His successor Francois Mitterrand said “France and Algeria are capable of getting over the trauma of the past” during a visit in November 1981.

Nicolas Sarkozy admitted the “colonial system was profoundly unjust”.

Francois Hollande called it “brutal” and in 2016 became the first president to mark the end of the war – causing uproar among his opponents.

Emmanuel Macron – the first French president born since the war – infuriated the right by calling the colonisation of Algeria “a crime against humanity” during his election campaign in 2017.

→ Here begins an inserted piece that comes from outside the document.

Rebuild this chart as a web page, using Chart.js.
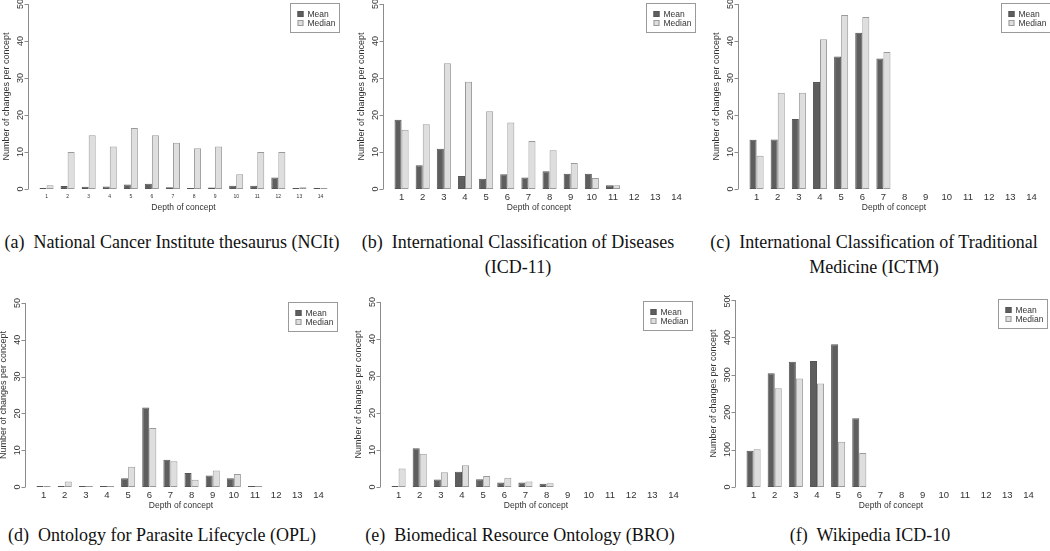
<!DOCTYPE html>
<html>
<head>
<meta charset="utf-8">
<script src="https://cdn.jsdelivr.net/npm/chart.js@4.4.1/dist/chart.umd.min.js"></script>
<style>
  body { margin: 0; background: #fff; width: 1050px; height: 551px; position: relative; overflow: hidden; }
  canvas { position: absolute; }
  .cap { position: absolute; width: 360px; font-family: "Liberation Serif", "Times New Roman", serif; font-size: 18px; color: #111; text-align: center; line-height: 25px; white-space: nowrap; }
</style>
</head>
<body>
<canvas id="pa" width="350" height="215" style="left:0;top:0"></canvas>
<canvas id="pb" width="350" height="215" style="left:350px;top:0"></canvas>
<canvas id="pc" width="350" height="215" style="left:700px;top:0"></canvas>
<canvas id="pd" width="350" height="215" style="left:0;top:295px"></canvas>
<canvas id="pe" width="350" height="215" style="left:350px;top:295px"></canvas>
<canvas id="pf" width="350" height="215" style="left:700px;top:295px"></canvas>

<div class="cap" style="left:-8px;top:230px">(a)&nbsp; National Cancer Institute thesaurus (NCIt)</div>
<div class="cap" style="left:338px;top:230px">(b)&nbsp; International Classification of Diseases<br>(ICD-11)</div>
<div class="cap" style="left:694px;top:230px">(c)&nbsp; International Classification of Traditional<br>Medicine (ICTM)</div>
<div class="cap" style="left:-18px;top:523px">(d)&nbsp; Ontology for Parasite Lifecycle (OPL)</div>
<div class="cap" style="left:340px;top:523px">(e)&nbsp; Biomedical Resource Ontology (BRO)</div>
<div class="cap" style="left:690px;top:523px">(f)&nbsp; Wikipedia ICD-10</div>

<script>
// profundidad del concepto (eje x)
const depths = ['1', '2', '3', '4', '5', '6', '7', '8', '9', '10', '11', '12', '13', '14'];
const seriesNames = ['Mean', 'Median'];

// valores, null = sin barra
const nciMean = [0.1, 0.8, 0.6, 0.7, 1.2, 1.4, 0.5, 0.3, 0.4, 0.9, 0.9, 3.1, 0.1, 0];
const nciMedian = [1, 10, 14.5, 11.5, 16.5, 14.5, 12.5, 11, 11.5, 4, 10, 10, 0.5, 0];
const icdMean = [18.7, 6.4, 10.9, 3.5, 2.8, 4, 3.1, 4.8, 4.1, 4.1, 1, null, null, null];
const icdMedian = [16, 17.5, 34, 29, 21, 18, 13, 10.5, 7, 3, 1, null, null, null];
const ictmMean = [13.3, 13.4, 18.9, 28.9, 35.8, 42.2, 35.3, null, null, null, null, null, null, null];
const ictmMedian = [9, 26, 26, 40.5, 47, 46.5, 37, null, null, null, null, null, null, null];
const oplMean = [0, 0.2, 0, 0, 2.4, 21.6, 7.4, 3.8, 3.1, 2.4, 0.1, null, null, null];
const oplMedian = [0, 1.5, 0, 0, 5.5, 16, 7, 2, 4.5, 3.5, 0, null, null, null];
const broMean = [0.3, 10.5, 2, 4.1, 2.1, 1.2, 1.2, 0.9, null, null, null, null, null, null];
const broMedian = [5, 9, 4, 5.9, 3, 2.5, 1.5, 1, null, null, null, null, null, null];
const wikiMean = [97, 304, 335, 337, 382, 184, null, null, null, null, null, null, null, null];
const wikiMedian = [101, 264, 290, 277, 121, 91, null, null, null, null, null, null, null, null];

// marcas del eje y
const ticks50 = [0, 10, 20, 30, 40, 50];
const ticks500 = [0, 100, 200, 300, 400, 500];

const sans = '"Liberation Sans", Arial, Helvetica, sans-serif';

// Plugin para dibujar ejes y leyenda al estilo de R
const rStyle = {
    id: 'rStyle',
    afterDatasetsDraw(chart, args, opts) {
        const ctx = chart.ctx;
        const area = chart.chartArea;
        const xs = chart.scales.x, ys = chart.scales.y;
        const axisX = Math.round(area.left - 8.5) + 0.5;
        ctx.save();

        // eje y
        ctx.strokeStyle = '#8c8c8c';
        ctx.lineWidth = 1;
        ctx.beginPath();
        ctx.moveTo(axisX, ys.getPixelForValue(opts.ticks[0]));
        ctx.lineTo(axisX, ys.getPixelForValue(opts.ticks[opts.ticks.length - 1]));
        opts.ticks.forEach(v => {
            const py = Math.round(ys.getPixelForValue(v)) + 0.5;
            ctx.moveTo(axisX - 4, py);
            ctx.lineTo(axisX, py);
        });
        ctx.stroke();

        ctx.fillStyle = '#333';
        ctx.textAlign = 'center';
        ctx.textBaseline = 'middle';
        ctx.font = opts.yFont + 'px ' + sans;
        opts.ticks.forEach(v => {
            ctx.save();
            ctx.translate(axisX - 8, ys.getPixelForValue(v));
            ctx.rotate(-Math.PI / 2);
            ctx.fillText(String(v), 0, 0);
            ctx.restore();
        });

        // titulo eje y
        ctx.font = '9px ' + sans;
        ctx.save();
        ctx.translate(axisX - 22, (area.top + area.bottom) / 2);
        ctx.rotate(-Math.PI / 2);
        ctx.fillText('Number of changes per concept', 0, 0);
        ctx.restore();

        // etiquetas eje x
        ctx.font = opts.xFont + 'px ' + sans;
        chart.data.labels.forEach((l, i) => {
            ctx.fillText(l, xs.getPixelForValue(i), area.bottom + 8);
        });
        ctx.font = '8.5px ' + sans;
        ctx.fillText('Depth of concept', (area.left + area.right) / 2, area.bottom + 19);

        // leyenda
        const bw = 49, bh = 29;
        const bx = Math.round(area.right + 8 - bw) + 0.5;
        const by = Math.round(area.top) - 0.5;
        ctx.fillStyle = '#fff';
        ctx.fillRect(bx, by, bw, bh);
        ctx.strokeStyle = '#9a9a9a';
        ctx.strokeRect(bx, by, bw, bh);
        ctx.font = '8.5px ' + sans;
        ctx.textAlign = 'left';
        chart.data.datasets.forEach((ds, i) => {
            const ry = by + 10.5 + i * 9;
            ctx.fillStyle = ds.backgroundColor;
            ctx.fillRect(bx + 7, ry - 3, 6, 6);
            ctx.strokeStyle = ds.borderColor;
            ctx.strokeRect(bx + 7.5, ry - 2.5, 5, 5);
            ctx.fillStyle = '#333';
            ctx.fillText(ds.label, bx + 17, ry + 0.5);
        });
        ctx.restore();
    }
};

function makePanel(id, mean, median, yTicks, pad, xFont) {
    const ctx = document.getElementById(id).getContext('2d');
    return new Chart(ctx, {
        type: 'bar',
        data: {
            labels: depths,
            datasets: [
                { label: seriesNames[0], data: mean, backgroundColor: '#5e5e5e', borderColor: '#555555', borderWidth: 1 },
                { label: seriesNames[1], data: median, backgroundColor: '#dedede', borderColor: '#9a9a9a', borderWidth: 1 }
            ]
        },
        options: {
            responsive: false,
            animation: false,
            events: [],
            layout: { padding: pad },
            datasets: { bar: { categoryPercentage: 2 / 3, barPercentage: 1, minBarLength: 1, borderSkipped: false } },
            scales: {
                x: { display: false },
                y: { display: false, min: 0, max: yTicks[yTicks.length - 1] }
            },
            plugins: {
                legend: { display: false },
                tooltip: { enabled: false },
                rStyle: { ticks: yTicks, yFont: 9, xFont: xFont }
            }
        },
        plugins: [rStyle]
    });
}

makePanel('pa', nciMean, nciMedian, ticks50, { left: 36, right: 19, top: 4, bottom: 26 }, 5);
makePanel('pb', icdMean, icdMedian, ticks50, { left: 41, right: 13, top: 4, bottom: 26 }, 9.5);
makePanel('pc', ictmMean, ictmMedian, ticks50, { left: 46, right: 8, top: 4, bottom: 26 }, 9.5);
makePanel('pd', oplMean, oplMedian, ticks50, { left: 33, right: 21, top: 8, bottom: 23 }, 9.5);
makePanel('pe', broMean, broMedian, ticks50, { left: 38, right: 16, top: 7, bottom: 23 }, 9.5);
makePanel('pf', wikiMean, wikiMedian, ticks500, { left: 43, right: 11, top: 5, bottom: 23 }, 9.5);
</script>
</body>
</html>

He said it was time France “looked our past in the face”.

Symbolic gestures

After he was elected president, Macron apologised to the widow of a young French supporter of Algerian independence, a communist who had been tortured to death by the French army in 1957.

Macron also admitted Algerian lawyer Ali Boumendjel was tortured and killed the same year, a murder French authorities had long denied.

After the January 2021 publication of a state-commissioned report on colonisation by Algerian-born French historian Benjamin Stora, Macron said “symbolic gestures” could help reconcile the two countries.

He also begged forgiveness from Harkis who had been “abandoned” by France.

History ‘rewritten’

But Macron has rejected calls for France to “apologise or repent” for its time in Algeria.

He sparked a major rift in late 2021 after he accused Algeria’s post-independence “political-military system . . . [of] totally rewriting” the country’s history.

Two weeks later he described the 1961 massacre of scores of Algerian protesters in Paris by French police as “an inexcusable crime”.

In January 2022 he also recognised two 1962 massacres of pieds-noirs who opposed Algerian independence by French forces, as well as the deaths of anti-war protesters killed by Paris police the same year.